Leave out any pictures and transcribe all other data below exactly.

------ Given information ------

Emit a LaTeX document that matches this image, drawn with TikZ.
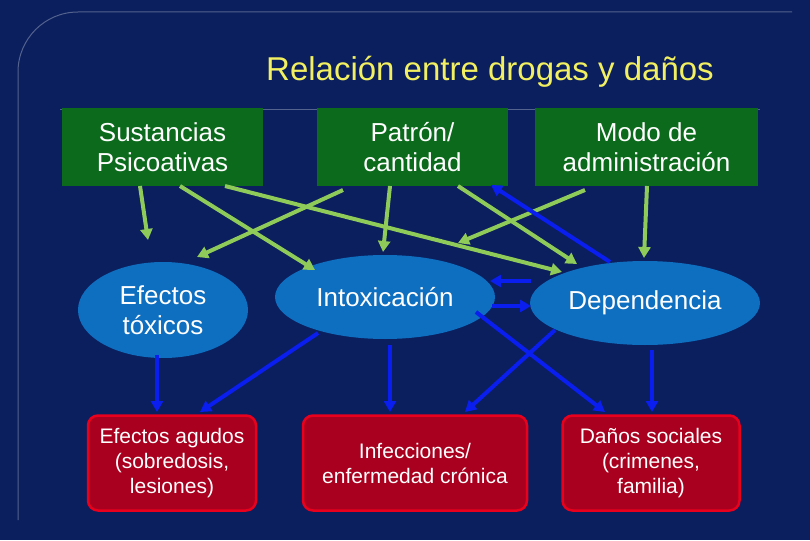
\documentclass[tikz,border=0pt]{standalone}
\usepackage{fontspec}
\setmainfont{Liberation Sans}
\usetikzlibrary{arrows.meta,shapes.geometric}
\definecolor{bg}{HTML}{0B1F5E}
\definecolor{gbox}{HTML}{0B6A1C}
\definecolor{ell}{HTML}{0E6EC0}
\definecolor{rbox}{HTML}{A8001E}
\definecolor{rbord}{HTML}{E8001C}
\definecolor{garr}{HTML}{8FCB58}
\definecolor{barr}{HTML}{0A1EF0}
\definecolor{ttl}{HTML}{F2F060}
\begin{document}
\begin{tikzpicture}[x=1pt,y=-1pt,
  gb/.style={fill=gbox,text=white,minimum width=#1,minimum height=78pt,align=center,font=\fontsize{26}{30}\selectfont,inner sep=2pt},
  el/.style={ellipse,fill=ell,text=white,align=center,font=\fontsize{26}{30}\selectfont,inner sep=0pt},
  rb/.style={fill=rbox,draw=rbord,line width=2.5pt,rounded corners=10pt,text=white,align=center,minimum height=95pt,minimum width=#1,font=\fontsize{21}{25}\selectfont},
  ga/.style={draw=garr,line width=4pt,-{Triangle[length=11pt,width=12pt]}},
  ba/.style={draw=barr,line width=4pt,-{Triangle[length=11pt,width=12pt]}}]
\fill[bg] (0,0) rectangle (810,540);
\draw[draw=white!30!bg,line width=1pt,rounded corners=60pt] (18,520) -- (18,12) -- (792,12);
\draw[draw=white!30!bg,line width=1pt] (60,110) -- (760,110);
\node[text=ttl,font=\fontsize{33}{36}\selectfont] (title) at (490,72) {Relación entre drogas y daños};
\node[gb=201pt] (s) at (162.5,147) {Sustancias\\Psicoativas};
\node[gb=191pt] (p) at (412.5,147) {Patrón/\\cantidad};
\node[gb=223pt] (m) at (646.5,147) {Modo de\\administración};
\node[el,minimum width=170pt,minimum height=96pt] (e) at (163,310) {Efectos\\tóxicos};
\node[el,minimum width=220pt,minimum height=84pt] (i) at (385,297) {Intoxicación};
\node[el,minimum width=230pt,minimum height=84pt] (d) at (645,303) {Dependencia};
\node[rb=168pt] (r1) at (172,463) {Efectos agudos\\(sobredosis,\\lesiones)};
\node[rb=224pt] (r2) at (415,463) {Infecciones/\\enfermedad crónica};
\node[rb=177pt] (r3) at (651,463) {Daños sociales\\(crimenes,\\familia)};
\coordinate (a) at (140,186); \coordinate (b) at (180,186); \coordinate (c) at (225,186);
\coordinate (f) at (343,190); \coordinate (g) at (390,186); \coordinate (h) at (458,186);
\coordinate (k) at (585,190); \coordinate (l) at (647,186);
\draw[ga] (a) -- (148,240);
\draw[ga] (b) -- (315,270);
\draw[ga] (c) -- (562,272);
\draw[ga] (f) -- (197,257);
\draw[ga] (g) -- (383,252);
\draw[ga] (h) -- (577,264);
\draw[ga] (k) -- (458,243);
\draw[ga] (l) -- (644,258);
\draw[ba] (610,262) -- (491,185);
\draw[ba] (531,281) -- (490,281);
\draw[ba] (492,306) -- (531,306);
\draw[ba] (157,355) -- (157,412);
\draw[ba] (318,333) -- (200,412);
\draw[ba] (390,345) -- (390,412);
\draw[ba] (476,312) -- (605,412);
\draw[ba] (555,330) -- (465,412);
\draw[ba] (652,350) -- (652,412);
\end{tikzpicture}
\end{document}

------

• **Response to the task**
Emit a LaTeX document that matches this image, drawn with TikZ.
\documentclass[tikz,border=0pt]{standalone}
\usepackage{fontspec}
\setmainfont{Liberation Sans}
\usetikzlibrary{arrows.meta,shapes.geometric}
\definecolor{bg}{HTML}{0B1F5E}
\definecolor{gbox}{HTML}{0B6A1C}
\definecolor{ell}{HTML}{0E6EC0}
\definecolor{rbox}{HTML}{A8001E}
\definecolor{rbord}{HTML}{E8001C}
\definecolor{garr}{HTML}{8FCB58}
\definecolor{barr}{HTML}{0A1EF0}
\definecolor{ttl}{HTML}{F2F060}
\begin{document}
\begin{tikzpicture}[x=1pt,y=-1pt,
  gb/.style={fill=gbox,text=white,minimum width=#1,minimum height=78pt,align=center,font=\fontsize{26}{30}\selectfont,inner sep=2pt},
  el/.style={ellipse,fill=ell,text=white,align=center,font=\fontsize{26}{30}\selectfont,inner sep=0pt},
  rb/.style={fill=rbox,draw=rbord,line width=2.5pt,rounded corners=10pt,text=white,align=center,minimum height=95pt,minimum width=#1,font=\fontsize{21}{25}\selectfont},
  ga/.style={draw=garr,line width=4pt,-{Triangle[length=11pt,width=12pt]}},
  ba/.style={draw=barr,line width=4pt,-{Triangle[length=11pt,width=12pt]}}]
\fill[bg] (0,0) rectangle (810,540);
\draw[draw=white!30!bg,line width=1pt,rounded corners=60pt] (18,520) -- (18,12) -- (792,12);
\draw[draw=white!30!bg,line width=1pt] (60,110) -- (760,110);
\node[text=ttl,font=\fontsize{33}{36}\selectfont] (title) at (490,72) {Relación entre drogas y daños};
\node[gb=201pt] (s) at (162.5,147) {Sustancias\\Psicoativas};
\node[gb=191pt] (p) at (412.5,147) {Patrón/\\cantidad};
\node[gb=223pt] (m) at (646.5,147) {Modo de\\administración};
\node[el,minimum width=170pt,minimum height=96pt] (e) at (163,310) {Efectos\\tóxicos};
\node[el,minimum width=220pt,minimum height=84pt] (i) at (385,297) {Intoxicación};
\node[el,minimum width=230pt,minimum height=84pt] (d) at (645,303) {Dependencia};
\node[rb=168pt] (r1) at (172,463) {Efectos agudos\\(sobredosis,\\lesiones)};
\node[rb=224pt] (r2) at (415,463) {Infecciones/\\enfermedad crónica};
\node[rb=177pt] (r3) at (651,463) {Daños sociales\\(crimenes,\\familia)};
\coordinate (a) at (140,186); \coordinate (b) at (180,186); \coordinate (c) at (225,186);
\coordinate (f) at (343,190); \coordinate (g) at (390,186); \coordinate (h) at (458,186);
\coordinate (k) at (585,190); \coordinate (l) at (647,186);
\draw[ga] (a) -- (148,240);
\draw[ga] (b) -- (315,270);
\draw[ga] (c) -- (562,272);
\draw[ga] (f) -- (197,257);
\draw[ga] (g) -- (383,252);
\draw[ga] (h) -- (577,264);
\draw[ga] (k) -- (458,243);
\draw[ga] (l) -- (644,258);
\draw[ba] (610,262) -- (491,185);
\draw[ba] (531,281) -- (490,281);
\draw[ba] (492,306) -- (531,306);
\draw[ba] (157,355) -- (157,412);
\draw[ba] (318,333) -- (200,412);
\draw[ba] (390,345) -- (390,412);
\draw[ba] (476,312) -- (605,412);
\draw[ba] (555,330) -- (465,412);
\draw[ba] (652,350) -- (652,412);
\end{tikzpicture}
\end{document}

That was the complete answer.